I felt like reading The Lord of the Rings again and so was very pleased to hear about Phil Dragash‘s recently completed project. He’s a Tolkien fan who has completed an excellent 48-hour unabridged reading and voicing of the complete text of The Lord of the Rings, and even the “Durin’s Folk” part of the Appendices. So listeners get the useful and beautiful ‘slow build-up’ chapters that are usually skipped in the rush-rush-rush to get out of the Shire, such as: the Crossing of the Shire; the Elven meeting; the Old Forest; the Barrow-downs; Bombadil and Goldberry. Nor is there any omission of Bill the Pony; Elrond’s Council speech; the Scouring of The Shire, etc etc. But it seems we don’t get most of the Appendices, such as “The Tale of Years” or “Of Hobbits”.

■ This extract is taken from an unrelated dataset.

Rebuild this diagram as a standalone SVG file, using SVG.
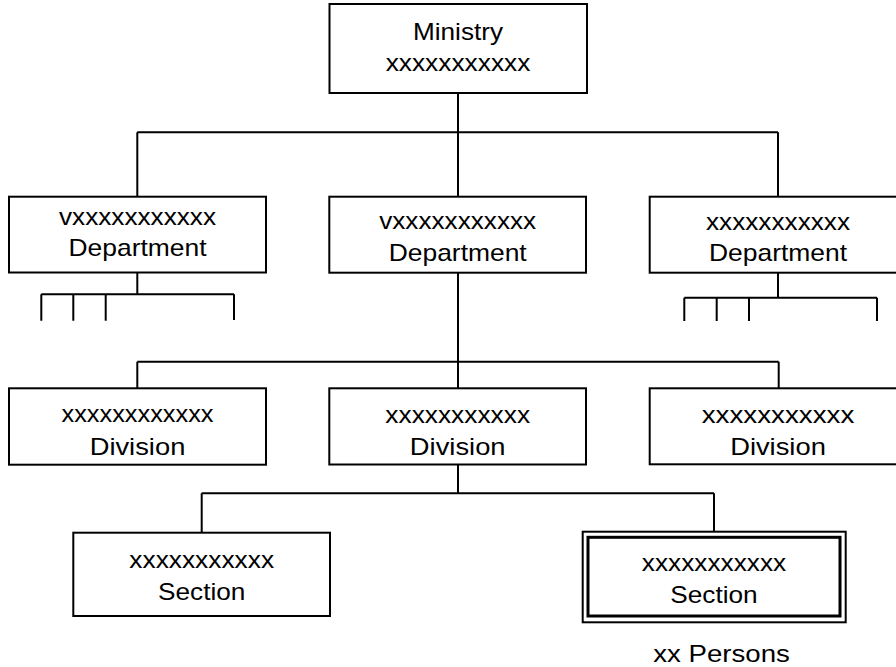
<svg xmlns="http://www.w3.org/2000/svg" width="896" height="667" viewBox="0 0 896 667">
<style>
.box{fill:#fff;stroke:#000;stroke-width:2}
.inner{fill:none;stroke:#000;stroke-width:3}
.con{fill:none;stroke:#000;stroke-width:2}
text{font-family:"Liberation Sans",Arial,sans-serif;font-size:24px;fill:#000;text-anchor:middle}
</style>
<rect width="896" height="667" fill="#fff"/>
<g id="connectors">
<path class="con" d="M458 93V132.3M137.3 132.3H778M137.3 132.3V196.7M458 132.3V196.7M778 132.3V196.7"/>
<path class="con" d="M137.3 272.5V294.3M41.3 294.3H234M41.3 294.3V320.7M73.3 294.3V320.7M105.7 294.3V320.7M234 294.3V320"/>
<path class="con" d="M778 272.7V297.7M684.3 297.7H877M684.3 297.7V321M716.7 297.7V321M749 297.7V321M877 297.7V321"/>
<path class="con" d="M458 272.7V388.3M137.3 361.7H778.7M137.3 361.7V388.3M778.7 361.7V388.3"/>
<path class="con" d="M458 464.5V493.3M201.7 493.3H714M201.7 493.3V532.7M714 493.3V531.7"/>
</g>
<g id="ministry">
<rect class="box" x="329.5" y="4" width="257.5" height="89"/>
<text x="458" y="39.5" textLength="90" lengthAdjust="spacingAndGlyphs">Ministry</text>
<text x="458" y="71" textLength="144.7" lengthAdjust="spacingAndGlyphs">xxxxxxxxxxx</text>
</g>
<g id="dept-left">
<rect class="box" x="9" y="196.7" width="257" height="75.8"/>
<text x="137.5" y="225" textLength="157" lengthAdjust="spacingAndGlyphs">vxxxxxxxxxxx</text>
<text x="137.5" y="256" textLength="138" lengthAdjust="spacingAndGlyphs">Department</text>
</g>
<g id="dept-middle">
<rect class="box" x="329.3" y="196.7" width="256.7" height="76"/>
<text x="457.7" y="229.3" textLength="157" lengthAdjust="spacingAndGlyphs">vxxxxxxxxxxx</text>
<text x="457.7" y="260.7" textLength="138" lengthAdjust="spacingAndGlyphs">Department</text>
</g>
<g id="dept-right">
<rect class="box" x="649.7" y="196.7" width="257" height="76"/>
<text x="778" y="230" textLength="144" lengthAdjust="spacingAndGlyphs">xxxxxxxxxxx</text>
<text x="778" y="260.5" textLength="138" lengthAdjust="spacingAndGlyphs">Department</text>
</g>
<g id="div-left">
<rect class="box" x="9" y="388.3" width="257" height="76.4"/>
<text x="137.5" y="421.7" textLength="152" lengthAdjust="spacingAndGlyphs">xxxxxxxxxxxx</text>
<text x="137.5" y="455" textLength="95.7" lengthAdjust="spacingAndGlyphs">Division</text>
</g>
<g id="div-middle">
<rect class="box" x="329.3" y="388.3" width="256.7" height="76.2"/>
<text x="457.7" y="422.5" textLength="144.7" lengthAdjust="spacingAndGlyphs">xxxxxxxxxxx</text>
<text x="457.7" y="455" textLength="95.7" lengthAdjust="spacingAndGlyphs">Division</text>
</g>
<g id="div-right">
<rect class="box" x="649.7" y="388.3" width="257" height="76"/>
<text x="778" y="423.3" textLength="152.6" lengthAdjust="spacingAndGlyphs">xxxxxxxxxxx</text>
<text x="778" y="455" textLength="95.7" lengthAdjust="spacingAndGlyphs">Division</text>
</g>
<g id="section-left">
<rect class="box" x="73.3" y="532.7" width="256.7" height="83.3"/>
<text x="201.7" y="568.3" textLength="144.7" lengthAdjust="spacingAndGlyphs">xxxxxxxxxxx</text>
<text x="201.7" y="600" textLength="87.3" lengthAdjust="spacingAndGlyphs">Section</text>
</g>
<g id="section-right">
<rect class="box" x="582.7" y="531.7" width="263" height="90.6"/>
<rect class="inner" x="588" y="537.3" width="252" height="78.7"/>
<text x="714" y="571" textLength="144.3" lengthAdjust="spacingAndGlyphs">xxxxxxxxxxx</text>
<text x="714" y="602.7" textLength="87.3" lengthAdjust="spacingAndGlyphs">Section</text>
<text x="721.5" y="661.7" textLength="136.7" lengthAdjust="spacingAndGlyphs">xx Persons</text>
</g>
</svg>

Phil has absorbed all the ‘pro guidance’ provided by the sound-design for the films and the excellent BBC adaptation, in terms of how to do the audio characterizations, sound effects and voice-work. On top of the result Phil has woven in Shore’s superb music for the film trilogy, to try to make an ‘ultimate’ The Lord of the Rings experience — all the ‘pro approaches’ to the work assimilated, plus the unabridged text of the book, plus the ultimate Cinemascope of Your Own Imagination.
Phil’s final-final version is “2013-2014 (192kbps)” for which he went back and touched up his early few hours of reading up to “A Shortcut to Mushrooms”, to get the characterizations more in line with what they became in the later readings. This version rocks in at around 4Gb in size. I’m told there’s also a much more highly compressed version knocking around, which somehow squeezes the same files into about 400Mb, and is probably a good option for playing from an older Kindle eReader or similar.
I’ve only heard the early parts so far but it’s obviously an amazing work and tribute to J.R.R. Tolkien. It should widen and deepen the fan-base, by bringing the more intelligent of the film’s fans into a reading of the full book in an accessible manner. Of course it’s an unofficial and non-commercial and free fan-project, but it is highly professional and very well-regarded by true fans. Phil is also an artist and he has made matte paintings to accompany the audio experience…
The official alternative is the excellent commercial unabridged reading by Rob Inglis. This is a straight reading, and includes the Appendices. The Appendices often drop some additional “what happened next” plot development snippets, taking the story beyond the end of the book. Inglis has also read The Hobbit in the same manner. His reading is very professional, but he’s too English. I keep catching all sorts of intonations in Inglis that, to a native English-speaker of long-standing, convey all sorts of unwanted and very subtle subtexts and social-class shadings. Dragash, being Croatian but an absolutely superb mimic, is much much better in that respect.
There are also several well-made BBC Audiobooks dramatized versions. These are abridged, I seem to remember, with no Bombadil or Barrow-downs, but they do have many of the songs put to to music and sung with the sort of rough zest with which most of them need to be sung (steer well clear of professional middle-class folk musicians in studios ‘doing Tolkien’ with twinkly harps, is my advice — they set my teeth on edge).
Lastly, beware of Amazon’s thoroughly confusing jumbling together of different The Lord of the Rings audio readings as if they were the same item. Judging by the reviews there some unsuspecting people have ordered a dire ‘American voices’ unabridged reading (NPR/The Mind’s Eye), hoping to get the BBC or Inglis audiobooks.
Update: I am finding the superb Dragash reading just very slightly sibilant, when using Windows Media Player and wide-response headphones (Phillips SHD9000/10, with 17-23,000Hz response. They’re now called the SHD9200/10 and boast 17-24,000Hz). I switched to the free open source Impulse Media Player, which has graphic equalizer controls. I felt that using the following slight tweak was good for increasing the in-a-cinema feeling of the reading, and taking the edge off the very slight sibilance…
The above slightly boosts bass while reducing treble. You could also try a tiny pitch shift of -1 in Impulse Media Player, in combination with the above.